Habits emerge because the brain is constantly looking for ways to save effort. Left to its own devices, the brain will try to make almost any routine into a habit, because habits allow our minds to ramp down more often.
This effort-saving instinct is a huge advantage. An efficient brain requires less room.
An efficient brain also allows us to stop thinking constantly about basic behaviors, such as walking and choosing what to eat, so we can devote mental energy to inventing spears, irrigation systems, and, eventually, airplanes and video games.
When a habit emerges, the brain stops fully participating in decision making. It stops working so hard, or diverts focus to other tasks. So unless you deliberately fight a habit—unless you find new routines—the pattern will unfold automatically.
Problem is that your brain can’t tell the difference between bad and good habits, and so if you have a bad one, it’s always lurking there, waiting for the right cues and rewards.
Without habit loops our habits will be overwhelmed in daily life. We have hundreds of habits we rely on every day.
Habits often occur without our permission but can be reshaped.
In case of delicate habits even small shifts can end the pattern.
Every McDonald’s, for instance, looks the same—the company deliberately tries to standardize stores’ architecture and what employees say to customers, so everything is a consistent cue to trigger eating routines.
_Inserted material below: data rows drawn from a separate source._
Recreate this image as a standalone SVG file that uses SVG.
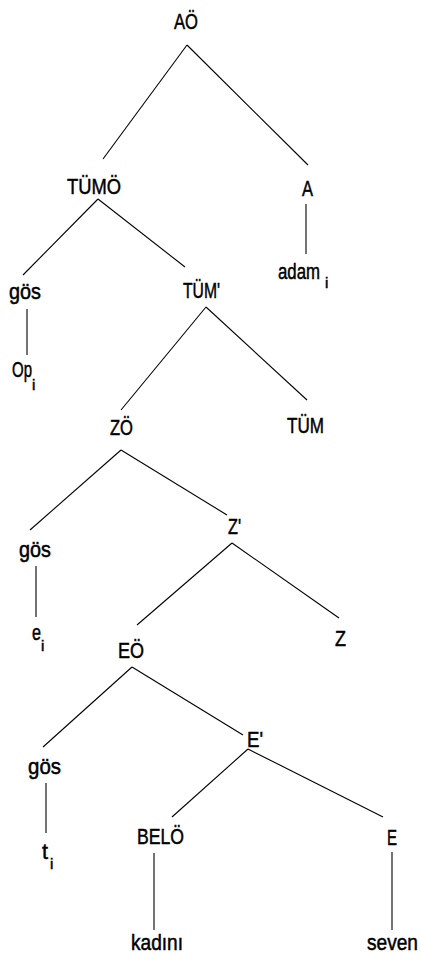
<svg xmlns="http://www.w3.org/2000/svg" width="421" height="958" viewBox="0 0 421 958">
<style>
text{font-family:"Liberation Sans",Arial,sans-serif;fill:#000;stroke:#000;stroke-width:0.5}
.l{font-size:22.5px}
.s{font-size:15px}
#edges line{stroke:#000;stroke-width:1.1}
</style>
<rect width="421" height="958" fill="#fff"/>
<g id="edges">
<line x1="187" y1="45" x2="103" y2="159"/>
<line x1="187" y1="45" x2="308" y2="165"/>
<line x1="98" y1="199" x2="23" y2="275"/>
<line x1="98" y1="199" x2="185" y2="267"/>
<line x1="306" y1="204" x2="306" y2="254"/>
<line x1="27" y1="309" x2="27" y2="355"/>
<line x1="206" y1="307" x2="121" y2="410"/>
<line x1="206" y1="307" x2="307" y2="400"/>
<line x1="121" y1="450" x2="30" y2="530"/>
<line x1="121" y1="450" x2="227" y2="515"/>
<line x1="36" y1="566" x2="36" y2="617"/>
<line x1="232" y1="543" x2="137" y2="625"/>
<line x1="232" y1="543" x2="339" y2="618"/>
<line x1="132" y1="667" x2="43" y2="747"/>
<line x1="132" y1="667" x2="243" y2="735"/>
<line x1="46" y1="783" x2="46" y2="833"/>
<line x1="248" y1="749" x2="172" y2="817"/>
<line x1="248" y1="749" x2="383" y2="817"/>
<line x1="154" y1="853" x2="154" y2="930"/>
<line x1="392" y1="852" x2="392" y2="930"/>
</g>
<g id="n-AO"><text class="l" x="174" y="29" textLength="24" lengthAdjust="spacingAndGlyphs">AÖ</text></g>
<g id="n-TUMO"><text class="l" x="67" y="194" textLength="54" lengthAdjust="spacingAndGlyphs">TÜMÖ</text></g>
<g id="n-A"><text class="l" x="302" y="196" textLength="11" lengthAdjust="spacingAndGlyphs">A</text></g>
<g id="n-adam"><text class="l"><tspan x="278" y="279" textLength="42" lengthAdjust="spacingAndGlyphs">adam</tspan><tspan class="s" x="325" y="288">i</tspan></text></g>
<g id="n-gos1"><text class="l" x="9" y="299" textLength="32" lengthAdjust="spacingAndGlyphs">gös</text></g>
<g id="n-TUMbar"><text class="l" x="183" y="298" textLength="37" lengthAdjust="spacingAndGlyphs">TÜM'</text></g>
<g id="n-Op"><text class="l"><tspan x="12" y="377" textLength="20" lengthAdjust="spacingAndGlyphs">Op</tspan><tspan class="s" x="32" y="390">i</tspan></text></g>
<g id="n-ZO"><text class="l" x="110" y="435" textLength="23" lengthAdjust="spacingAndGlyphs">ZÖ</text></g>
<g id="n-TUM"><text class="l" x="287" y="433" textLength="37" lengthAdjust="spacingAndGlyphs">TÜM</text></g>
<g id="n-gos2"><text class="l" x="19" y="557" textLength="32" lengthAdjust="spacingAndGlyphs">gös</text></g>
<g id="n-Zbar"><text class="l" x="228" y="534" textLength="13" lengthAdjust="spacingAndGlyphs">Z'</text></g>
<g id="n-e"><text class="l"><tspan x="32" y="640" textLength="9" lengthAdjust="spacingAndGlyphs">e</tspan><tspan class="s" x="41" y="651">i</tspan></text></g>
<g id="n-Z"><text class="l" x="335" y="646" textLength="11" lengthAdjust="spacingAndGlyphs">Z</text></g>
<g id="n-EO"><text class="l" x="118" y="658" textLength="26" lengthAdjust="spacingAndGlyphs">EÖ</text></g>
<g id="n-Ebar"><text class="l" x="247" y="747" textLength="16" lengthAdjust="spacingAndGlyphs">E'</text></g>
<g id="n-gos3"><text class="l" x="28" y="774" textLength="33" lengthAdjust="spacingAndGlyphs">gös</text></g>
<g id="n-t"><text class="l"><tspan x="42" y="859" textLength="6" lengthAdjust="spacingAndGlyphs">t</tspan><tspan class="s" x="50" y="869">i</tspan></text></g>
<g id="n-BELO"><text class="l" x="137" y="844" textLength="47" lengthAdjust="spacingAndGlyphs">BELÖ</text></g>
<g id="n-E"><text class="l" x="387" y="845" textLength="10" lengthAdjust="spacingAndGlyphs">E</text></g>
<g id="n-kadini"><text class="l" x="131" y="950" textLength="52" lengthAdjust="spacingAndGlyphs">kadını</text></g>
<g id="n-seven"><text class="l" x="367" y="950" textLength="51" lengthAdjust="spacingAndGlyphs">seven</text></g>
</svg>
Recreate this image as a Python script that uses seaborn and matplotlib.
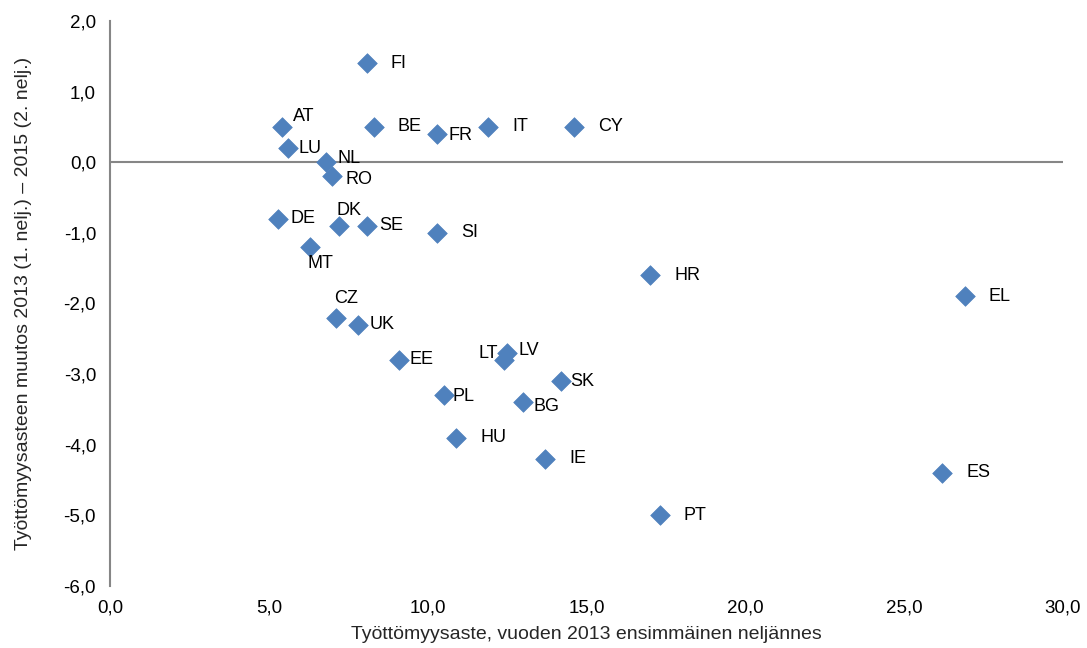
import pandas as pd
import matplotlib
matplotlib.use("Agg")
import matplotlib.pyplot as plt
from matplotlib.ticker import FuncFormatter, MultipleLocator
import seaborn as sns

# Country codes and values
countries = ['FI', 'AT', 'BE', 'FR', 'IT', 'CY', 'LU', 'NL', 'RO', 'DE',
             'DK', 'SE', 'SI', 'MT', 'HR', 'EL', 'CZ', 'UK', 'EE', 'LT',
             'LV', 'SK', 'PL', 'BG', 'HU', 'IE', 'ES', 'PT']
unemp_2013 = [8.1, 5.4, 8.3, 10.3, 11.9, 14.6, 5.6, 6.8, 7.0, 5.3,
              7.2, 8.1, 10.3, 6.3, 17.0, 26.9, 7.1, 7.8, 9.1, 12.4,
              12.5, 14.2, 10.5, 13.0, 10.9, 13.7, 26.2, 17.3]
change_13_15 = [1.4, 0.5, 0.5, 0.4, 0.5, 0.5, 0.2, 0.0, -0.2, -0.8,
                -0.9, -0.9, -1.0, -1.2, -1.6, -1.9, -2.2, -2.3, -2.8, -2.8,
                -2.7, -3.1, -3.3, -3.4, -3.9, -4.2, -4.4, -5.0]

df = pd.DataFrame({'country': countries, 'x': unemp_2013, 'y': change_13_15})

# label offsets in pixels (left edge / vertical centre of text relative to marker)
offsets = {
    'FI': (23, 0), 'AT': (11, 10), 'BE': (24, 0), 'FR': (11, -2), 'IT': (24, 0),
    'CY': (24, 0), 'LU': (11, 0), 'NL': (11, 4), 'RO': (13, -3), 'DE': (12, 0),
    'DK': (-2, 15), 'SE': (12, 0), 'SI': (24, 0), 'MT': (-3, -17), 'HR': (24, 0),
    'EL': (24, 0), 'CZ': (-1, 19), 'UK': (12, 0), 'EE': (10, 0), 'LT': (-25, 6),
    'LV': (11, 2), 'SK': (9, 0), 'PL': (9, -1), 'BG': (10, -4), 'HU': (24, 0),
    'IE': (24, 0), 'ES': (24, 0), 'PT': (24, 0),
}

sns.set_style("white")
plt.rcParams['font.family'] = ['Liberation Sans', 'DejaVu Sans']

fig, ax = plt.subplots(figsize=(10.87, 6.48), dpi=100)
fig.subplots_adjust(left=0.1012, right=0.978, top=0.9676, bottom=0.0957)

sns.scatterplot(data=df, x='x', y='y', marker='D', s=100, color='#4F81BD',
                edgecolor='#4F81BD', linewidth=0.5, ax=ax, zorder=3)

for _, r in df.iterrows():
    dx, dy = offsets[r['country']]
    ax.annotate(r['country'], (r['x'], r['y']), xytext=(dx, dy),
                textcoords='offset pixels', ha='left', va='center',
                fontsize=13, color='black', zorder=4)

ax.set_xlim(0, 30)
ax.set_ylim(-6, 2)
ax.xaxis.set_major_locator(MultipleLocator(5))
ax.yaxis.set_major_locator(MultipleLocator(1))
fmt = FuncFormatter(lambda v, p: f"{v:.1f}".replace('.', ','))
ax.xaxis.set_major_formatter(fmt)
ax.yaxis.set_major_formatter(fmt)

ax.axhline(0, color='#868686', linewidth=1.5, zorder=1)
for s in ['top', 'right', 'bottom']:
    ax.spines[s].set_visible(False)
ax.spines['left'].set_color('#868686')
ax.spines['left'].set_linewidth(1.5)
ax.tick_params(axis='both', length=0, labelsize=13.5, colors='black', pad=10)

ax.set_xlabel('Työttömyysaste, vuoden 2013 ensimmäinen neljännes', fontsize=14)
ax.set_ylabel('Työttömyysasteen muutos 2013 (1. nelj.) – 2015 (2. nelj.)', fontsize=14)
ax.xaxis.set_label_coords(0.5, -0.07)
ax.yaxis.set_label_coords(-0.082, 0.5)

fig.savefig('out.png', dpi=100)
The foods at some chains are specifically engineered to deliver immediate rewards—the fries, for instance, are designed to begin disintegrating the moment they hit your tongue, in order to deliver a hit of salt and grease as fast as possible, causing your pleasure centers to light up and your brain to lock in the pattern. All the better for tightening the habit loop.
Certain kind of cue and reward that fueled a particular habit is a very powerful alchemy.
Cue — tooth film, reward — beautiful teeth — that had persuaded millions to start a daily ritual.